- _AIM_
In the listing that follows, count the lines holding the word "draw" and report only that number.

── DATASET SECTION ──

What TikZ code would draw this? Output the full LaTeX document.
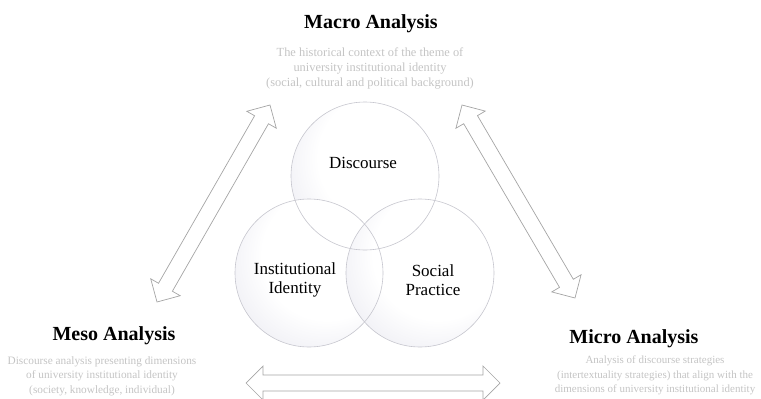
\documentclass[tikz,border=0pt]{standalone}
\usepackage{fontspec}
\setmainfont{Liberation Serif}
\usetikzlibrary{calc}

\definecolor{rimgray}{RGB}{198,198,206}
\definecolor{glasstint}{RGB}{204,204,222}
\definecolor{notegray}{RGB}{196,196,196}
\definecolor{arrowgray}{RGB}{165,165,165}

\pgfdeclareradialshading{glass}{\pgfpoint{11bp}{11bp}}{%
	color(0bp)=(white); color(22bp)=(white); color(38bp)=(glasstint!45); color(50bp)=(glasstint)}

% hollow double-headed arrow between two named points
\newcommand{\bidir}[2]{%
	\path ($(#1)!17pt!(#2)$) coordinate (h1) ($(#2)!17pt!(#1)$) coordinate (h2);
	\draw [link] (#1) -- ($(h1)!17pt!90:(#2)$) -- ($(h1)!8pt!90:(#2)$)
		-- ($(h2)!8pt!-90:(#1)$) -- ($(h2)!17pt!-90:(#1)$) -- (#2)
		-- ($(h2)!17pt!90:(#1)$) -- ($(h2)!8pt!90:(#1)$)
		-- ($(h1)!8pt!-90:(#2)$) -- ($(h1)!17pt!-90:(#2)$) -- cycle;}

\begin{document}
\begin{tikzpicture}[x = 1pt, y = -1pt,
		level/.style = {font = \fontsize{20}{24}\selectfont\bfseries, anchor = base, inner sep = 0pt},
		note/.style = {text = notegray, align = center, anchor = north, inner sep = 0pt},
		ring/.style = {circle, minimum size = 148pt, inner sep = 0pt},
		rim/.style = {draw = rimgray, line width = 0.6pt},
		tag/.style = {font = \fontsize{17}{19}\selectfont, align = center, inner sep = 0pt},
		link/.style = {draw = arrowgray, line width = 0.7pt, fill = white, line join = miter}]

	\useasboundingbox (0,0) rectangle (761,399);

	% the three levels
	\node [level] (macro) at (371,28) {Macro Analysis};
	\node [note, font = \fontsize{12.4}{14.8}\selectfont] (macronote) at (370,48) {The historical context of the theme of\\ university institutional identity\\ (social, cultural and political background)};

	\node [level] (meso) at (114,340) {Meso Analysis};
	\node [note, font = \fontsize{11.3}{14.5}\selectfont] (mesonote) at (102,356) {Discourse analysis presenting dimensions\\ of university institutional identity\\ (society, knowledge, individual)};

	\node [level] (micro) at (634,343) {Micro Analysis};
	\node [note, font = \fontsize{11}{14.5}\selectfont] (micronote) at (655,356) {Analysis of discourse strategies\\ (intertextuality strategies) that align with the\\ dimensions of university institutional identity};

	% circles: shaded bodies first, then all rims on top
	\node [ring] (disc) at (365,176) {};
	\node [ring] (ident) at (309,273) {};
	\node [ring] (prac) at (420,273) {};

	\foreach \c in {disc, ident, prac}
		\shade [shading = glass] (\c) circle (74pt);
	\foreach \c in {disc, ident, prac}
		\draw [rim] (\c) circle (74pt);

	\node [tag] (disctext) at ($(disc)+(-2,-13)$) {Discourse};
	\node [tag] (identtext) at ($(ident)+(-14,7)$) {Institutional\\ Identity};
	\node [tag] (practext) at ($(prac)+(13,7)$) {Social\\ Practice};

	% arrows between the levels
	\coordinate (mesoup) at (157,302);
	\coordinate (macroleft) at (270,105);
	\coordinate (macroright) at (462,105);
	\coordinate (microup) at (575,298);
	\coordinate (mesoright) at (246,383);
	\coordinate (microleft) at (500,383);

	\bidir{mesoup}{macroleft}
	\bidir{macroright}{microup}
	\bidir{mesoright}{microleft}
\end{tikzpicture}
\end{document}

───

- _EXERCISE ANSWER_
5